If you build robots or AVs, the practical move this week is to pull the Hugging Face weights and run the Physics-IQ tasks against your own scenarios. If you build foundation models, the more interesting question is whether the two-tower design generalizes outside physical AI — for instance, to scientific simulation or game engines. Either way, the omnimodel framing is now planted, and the next twelve months will tell us whether physical AI has finally found its Llama moment or whether it remains, for now, the most ambitious slide deck in the industry.

한글 요약

엔비디아가 5월 31일 GTC 타이베이에서 피지컬 AI를 위한 개방형 옴니모델 Cosmos 3를 공개했습니다. 단일 시스템 안에 시각 추론, 월드 생성, 행동 예측을 한꺼번에 묶은 mixture-of-transformers 구조로, 텍스트와 이미지, 영상, 환경음, 그리고 행동 궤적까지 모두 이해하고 생성할 수 있습니다. 640억 파라미터의 Super와 160억 파라미터의 Nano 두 버전이 먼저 공개됐고, 엣지 디바이스용 Edge 버전이 곧 추가됩니다.
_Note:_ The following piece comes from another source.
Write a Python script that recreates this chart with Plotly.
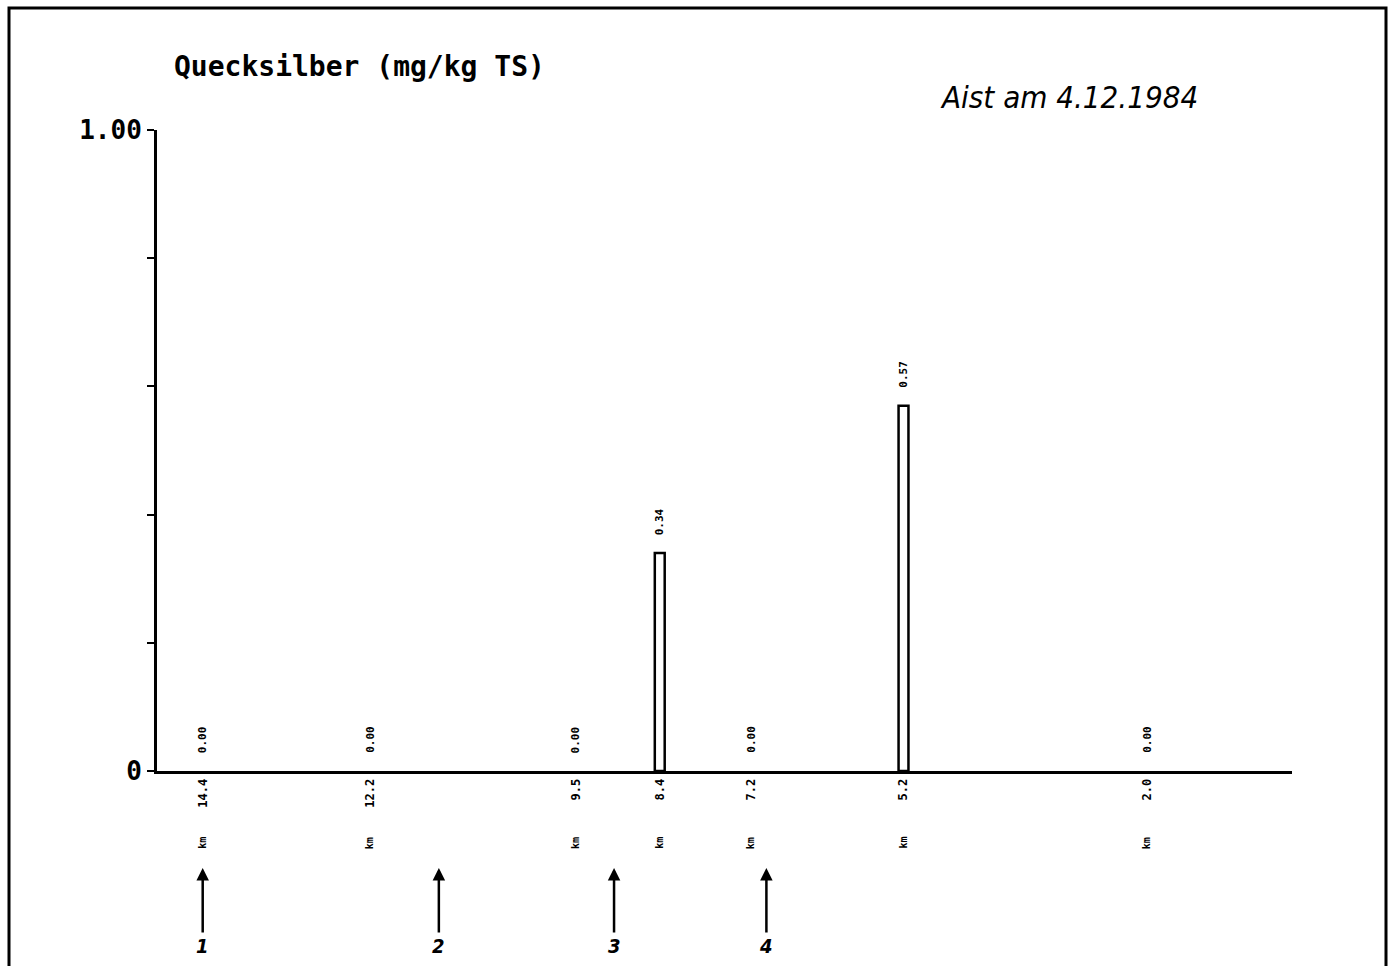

핵심은 두 개의 타워 구조입니다. Reasoner 타워가 비전-언어 모델 역할로 물체와 운동, 공간 관계를 먼저 해석하면, Generator 타워가 그 결과에 맞춰 물리적으로 그럴듯한 영상과 행동 시퀀스를 생성합니다. 그동안 로봇과 자율주행 개발자가 인지 모델, 시뮬레이터, 정책망을 따로 붙여 쓰던 파편화 문제를 한 번에 묶었다는 평가가 나옵니다. Agile Robots, 두산로보틱스, LG전자, 삼성, Li Auto 같은 파트너가 곧바로 도입을 발표했고, Hugging Face와 NIM 마이크로서비스를 통해 누구나 다운받아 쓸 수 있습니다.

관건은 두 가지입니다. 먼저 NVIDIA가 인용한 Physics-IQ, RoboArena 같은 벤치마크 우위가 외부 검증에서도 유지될지가 향후 몇 달간 검증대에 오를 전망입니다. 또 합성 영상 데이터가 자율주행 영역에서 규제와 데이터 출처 문제를 다시 부를 가능성도 큽니다. 그럼에도 단일 백본 위에서 추론과 생성을 동시에 다루겠다는 아키텍처 메시지는 피지컬 AI 산업 전체의 방향을 끌어당기는 기준점이 될 가능성이 큽니다.